### Exercise aim
Set down each record below precisely, skipping the pictures.

### Given entries
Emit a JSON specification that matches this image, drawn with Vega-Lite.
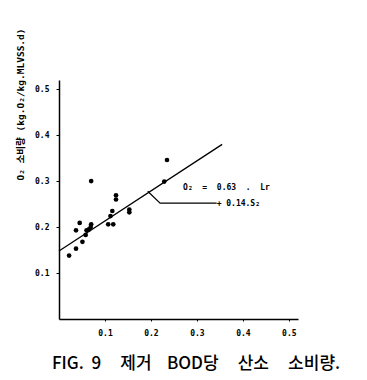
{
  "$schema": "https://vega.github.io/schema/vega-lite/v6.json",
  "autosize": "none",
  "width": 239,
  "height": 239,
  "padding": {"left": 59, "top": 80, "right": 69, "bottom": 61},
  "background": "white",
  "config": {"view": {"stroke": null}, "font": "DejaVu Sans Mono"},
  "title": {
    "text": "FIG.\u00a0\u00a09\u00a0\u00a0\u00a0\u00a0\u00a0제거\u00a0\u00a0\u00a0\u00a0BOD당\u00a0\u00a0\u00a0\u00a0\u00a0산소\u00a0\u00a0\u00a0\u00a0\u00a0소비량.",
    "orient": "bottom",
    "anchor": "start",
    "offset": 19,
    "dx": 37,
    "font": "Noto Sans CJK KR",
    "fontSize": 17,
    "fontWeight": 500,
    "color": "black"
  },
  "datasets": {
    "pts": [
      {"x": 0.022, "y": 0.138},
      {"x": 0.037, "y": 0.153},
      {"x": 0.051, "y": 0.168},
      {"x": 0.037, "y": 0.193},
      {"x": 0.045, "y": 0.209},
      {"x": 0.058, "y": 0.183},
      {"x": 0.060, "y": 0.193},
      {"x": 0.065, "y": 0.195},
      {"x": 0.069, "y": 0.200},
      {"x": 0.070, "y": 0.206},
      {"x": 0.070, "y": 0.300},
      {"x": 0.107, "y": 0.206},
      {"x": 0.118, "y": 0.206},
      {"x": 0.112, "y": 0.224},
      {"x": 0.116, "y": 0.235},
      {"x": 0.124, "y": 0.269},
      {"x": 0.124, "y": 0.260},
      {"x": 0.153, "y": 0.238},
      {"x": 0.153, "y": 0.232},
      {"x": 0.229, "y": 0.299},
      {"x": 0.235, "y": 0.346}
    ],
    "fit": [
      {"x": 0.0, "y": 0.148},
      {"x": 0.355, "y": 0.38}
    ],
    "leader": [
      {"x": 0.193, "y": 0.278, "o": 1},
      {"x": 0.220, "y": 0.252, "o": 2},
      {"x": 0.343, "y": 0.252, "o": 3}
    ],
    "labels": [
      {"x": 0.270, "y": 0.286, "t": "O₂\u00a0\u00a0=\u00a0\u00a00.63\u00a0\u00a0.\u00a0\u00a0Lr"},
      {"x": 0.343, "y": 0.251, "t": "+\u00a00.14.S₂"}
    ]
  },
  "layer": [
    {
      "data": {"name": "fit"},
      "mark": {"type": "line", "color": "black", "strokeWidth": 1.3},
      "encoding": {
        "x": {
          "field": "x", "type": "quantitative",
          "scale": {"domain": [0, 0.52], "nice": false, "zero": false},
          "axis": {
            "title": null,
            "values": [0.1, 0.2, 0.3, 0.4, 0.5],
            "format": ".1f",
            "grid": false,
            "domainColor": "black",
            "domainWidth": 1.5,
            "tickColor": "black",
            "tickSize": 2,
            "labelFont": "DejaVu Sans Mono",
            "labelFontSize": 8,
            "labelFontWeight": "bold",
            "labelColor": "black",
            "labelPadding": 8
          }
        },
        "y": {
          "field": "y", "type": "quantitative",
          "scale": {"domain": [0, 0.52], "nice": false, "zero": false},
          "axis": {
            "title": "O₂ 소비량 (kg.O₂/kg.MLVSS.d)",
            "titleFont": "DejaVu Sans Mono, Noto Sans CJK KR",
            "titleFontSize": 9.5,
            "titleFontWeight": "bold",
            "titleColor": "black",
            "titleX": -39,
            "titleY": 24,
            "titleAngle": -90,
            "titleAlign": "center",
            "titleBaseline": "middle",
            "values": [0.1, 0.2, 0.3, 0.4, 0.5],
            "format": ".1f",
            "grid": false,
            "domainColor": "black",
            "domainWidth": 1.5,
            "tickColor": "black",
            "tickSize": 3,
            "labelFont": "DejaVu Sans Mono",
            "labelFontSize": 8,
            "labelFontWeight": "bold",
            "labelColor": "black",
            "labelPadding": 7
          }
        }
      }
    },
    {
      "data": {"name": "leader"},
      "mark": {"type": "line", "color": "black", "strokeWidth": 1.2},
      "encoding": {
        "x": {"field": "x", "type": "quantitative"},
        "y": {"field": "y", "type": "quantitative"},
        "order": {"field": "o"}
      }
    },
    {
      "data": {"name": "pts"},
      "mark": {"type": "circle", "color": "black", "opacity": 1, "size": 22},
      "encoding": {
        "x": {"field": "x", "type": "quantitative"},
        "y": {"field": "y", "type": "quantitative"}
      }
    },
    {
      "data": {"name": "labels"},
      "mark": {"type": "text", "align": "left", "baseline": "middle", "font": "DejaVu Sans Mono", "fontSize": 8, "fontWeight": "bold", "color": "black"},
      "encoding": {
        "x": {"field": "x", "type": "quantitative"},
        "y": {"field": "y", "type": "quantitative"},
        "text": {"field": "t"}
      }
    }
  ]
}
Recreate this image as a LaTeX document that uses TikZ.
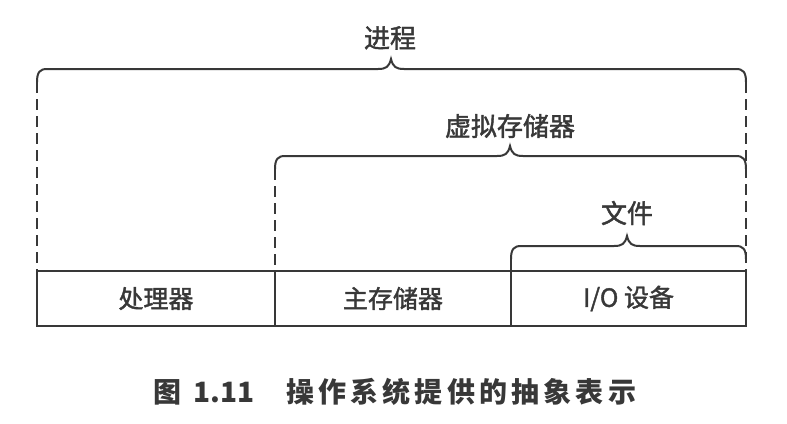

### Written answer
Emit a JSON specification that matches this image, drawn with Vega-Lite.
{
  "$schema": "https://vega.github.io/schema/vega-lite/v6.json",
  "autosize": "none",
  "width": 239,
  "height": 239,
  "padding": {"left": 59, "top": 80, "right": 69, "bottom": 61},
  "background": "white",
  "config": {"view": {"stroke": null}, "font": "DejaVu Sans Mono"},
  "title": {
    "text": "FIG.\u00a0\u00a09\u00a0\u00a0\u00a0\u00a0\u00a0제거\u00a0\u00a0\u00a0\u00a0BOD당\u00a0\u00a0\u00a0\u00a0\u00a0산소\u00a0\u00a0\u00a0\u00a0\u00a0소비량.",
    "orient": "bottom",
    "anchor": "start",
    "offset": 19,
    "dx": 37,
    "font": "Noto Sans CJK KR",
    "fontSize": 17,
    "fontWeight": 500,
    "color": "black"
  },
  "datasets": {
    "pts": [
      {"x": 0.022, "y": 0.138},
      {"x": 0.037, "y": 0.153},
      {"x": 0.051, "y": 0.168},
      {"x": 0.037, "y": 0.193},
      {"x": 0.045, "y": 0.209},
      {"x": 0.058, "y": 0.183},
      {"x": 0.060, "y": 0.193},
      {"x": 0.065, "y": 0.195},
      {"x": 0.069, "y": 0.200},
      {"x": 0.070, "y": 0.206},
      {"x": 0.070, "y": 0.300},
      {"x": 0.107, "y": 0.206},
      {"x": 0.118, "y": 0.206},
      {"x": 0.112, "y": 0.224},
      {"x": 0.116, "y": 0.235},
      {"x": 0.124, "y": 0.269},
      {"x": 0.124, "y": 0.260},
      {"x": 0.153, "y": 0.238},
      {"x": 0.153, "y": 0.232},
      {"x": 0.229, "y": 0.299},
      {"x": 0.235, "y": 0.346}
    ],
    "fit": [
      {"x": 0.0, "y": 0.148},
      {"x": 0.355, "y": 0.38}
    ],
    "leader": [
      {"x": 0.193, "y": 0.278, "o": 1},
      {"x": 0.220, "y": 0.252, "o": 2},
      {"x": 0.343, "y": 0.252, "o": 3}
    ],
    "labels": [
      {"x": 0.270, "y": 0.286, "t": "O₂\u00a0\u00a0=\u00a0\u00a00.63\u00a0\u00a0.\u00a0\u00a0Lr"},
      {"x": 0.343, "y": 0.251, "t": "+\u00a00.14.S₂"}
    ]
  },
  "layer": [
    {
      "data": {"name": "fit"},
      "mark": {"type": "line", "color": "black", "strokeWidth": 1.3},
      "encoding": {
        "x": {
          "field": "x", "type": "quantitative",
          "scale": {"domain": [0, 0.52], "nice": false, "zero": false},
          "axis": {
            "title": null,
            "values": [0.1, 0.2, 0.3, 0.4, 0.5],
            "format": ".1f",
            "grid": false,
            "domainColor": "black",
            "domainWidth": 1.5,
            "tickColor": "black",
            "tickSize": 2,
            "labelFont": "DejaVu Sans Mono",
            "labelFontSize": 8,
            "labelFontWeight": "bold",
            "labelColor": "black",
            "labelPadding": 8
          }
        },
        "y": {
          "field": "y", "type": "quantitative",
          "scale": {"domain": [0, 0.52], "nice": false, "zero": false},
          "axis": {
            "title": "O₂ 소비량 (kg.O₂/kg.MLVSS.d)",
            "titleFont": "DejaVu Sans Mono, Noto Sans CJK KR",
            "titleFontSize": 9.5,
            "titleFontWeight": "bold",
            "titleColor": "black",
            "titleX": -39,
            "titleY": 24,
            "titleAngle": -90,
            "titleAlign": "center",
            "titleBaseline": "middle",
            "values": [0.1, 0.2, 0.3, 0.4, 0.5],
            "format": ".1f",
            "grid": false,
            "domainColor": "black",
            "domainWidth": 1.5,
            "tickColor": "black",
            "tickSize": 3,
            "labelFont": "DejaVu Sans Mono",
            "labelFontSize": 8,
            "labelFontWeight": "bold",
            "labelColor": "black",
            "labelPadding": 7
          }
        }
      }
    },
    {
      "data": {"name": "leader"},
      "mark": {"type": "line", "color": "black", "strokeWidth": 1.2},
      "encoding": {
        "x": {"field": "x", "type": "quantitative"},
        "y": {"field": "y", "type": "quantitative"},
        "order": {"field": "o"}
      }
    },
    {
      "data": {"name": "pts"},
      "mark": {"type": "circle", "color": "black", "opacity": 1, "size": 22},
      "encoding": {
        "x": {"field": "x", "type": "quantitative"},
        "y": {"field": "y", "type": "quantitative"}
      }
    },
    {
      "data": {"name": "labels"},
      "mark": {"type": "text", "align": "left", "baseline": "middle", "font": "DejaVu Sans Mono", "fontSize": 8, "fontWeight": "bold", "color": "black"},
      "encoding": {
        "x": {"field": "x", "type": "quantitative"},
        "y": {"field": "y", "type": "quantitative"},
        "text": {"field": "t"}
      }
    }
  ]
}
Recreate this image as a LaTeX document that uses TikZ.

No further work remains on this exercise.